Just as Lawson could be KU's standout, Travis, by way of Stanford, could be Kentucky's best. And if either of those things winds up being true, you can count on Self and/or Calipari mining the transfer market to repeat that process.
The Wildcats return P.J. Washington, Quade Green and Nick Richards, all of whom could start but also all of whom will be challenged because of talent incoming. That trio has size and smarts and toughness. It's a great sign. Of course, in comes another freshman class that's oozing with potential: point guard Immanuel Quickley, shooting guard (and sniper) Tyler Herro, sleek wing Keldon Johnson and power forward E.J. Montgomery.
Let's also not gloss over the reclassification of former 2019 point guard prospect Ashton Hagans, who was the top-ranked PG in his class. But he'll be in uniform for UK next season. And if that's not enough, Jemarl Baker (another reliable 3-point shooter) will be in the fold after being sidelined in 2016-17 due to injury.
Kentucky is undeniably going to be massively upgraded on offense next season. It would surprise me if this group wasn't top-10 in efficiency by season's end.
Thankfully, we're assured of Kansas-Kentucky next season at least once. These schools have annually played each other over the past four years, thanks to the SEC/Big 12 Challenge and the annual Champions Classic. The cycle is perfect: Champions is a neutral-court game, and then the conference challenge flips hosting duties each time. The 2018-19 schedule has Kansas visiting Rupp Arena on Jan. 26. Kansas is 3-1 vs. UK over the past four seasons.
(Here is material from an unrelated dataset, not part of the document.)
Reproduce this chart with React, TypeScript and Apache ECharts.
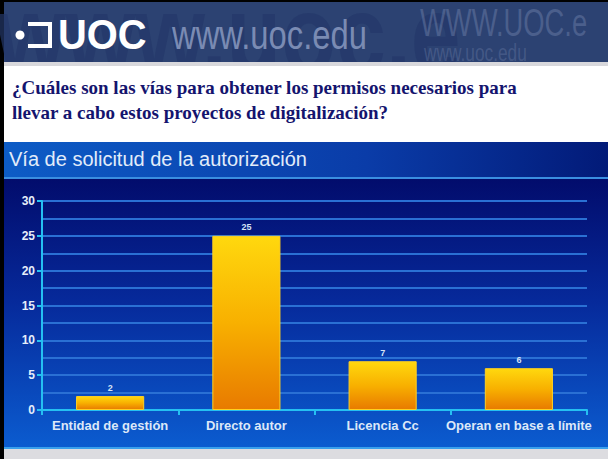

If these teams play to expectations, the Jan. 26 tilt could wind up being a determining factor in which school gets the No. 1 overall seed in the NCAA Tournament. Regardless, it's going to be fascinating to see how Self and Calipari distribute minutes and who winds up being the stars on each team. There's a lot of talent here, but plenty of unknowns because of how resourceful both rosters should be. (I like Lawson and Grimes to be Kansas' two best players. I think Kentucky winds up having Hagans and Travis become the two best options in Lexington.)
You can expect Kansas and Kentucky to be sitting atop almost every mainstream. With good reason. We can only judge based off coaching, experience, roster returnees and overall talent. Using those gauges, there's no one else on their level in advance of 2018-19.
Variety is always welcomed in college hoops (it's part of why the NCAA Tournament is so great) but the sport is best served when its biggest programs are preseason frontrunners. Fortunately, and unexpectedly, Kansas and Kentucky have once again -- but by different methods -- aligned as juggernauts.
We've arrived at this point thanks to college basketball having a little offseason movement of its own. It's nothing like the NBA, but what's happened at Kentucky and Kansas at least puts an either/or into the equation. The NBA, with its world-crushing Warriors, can't say the same.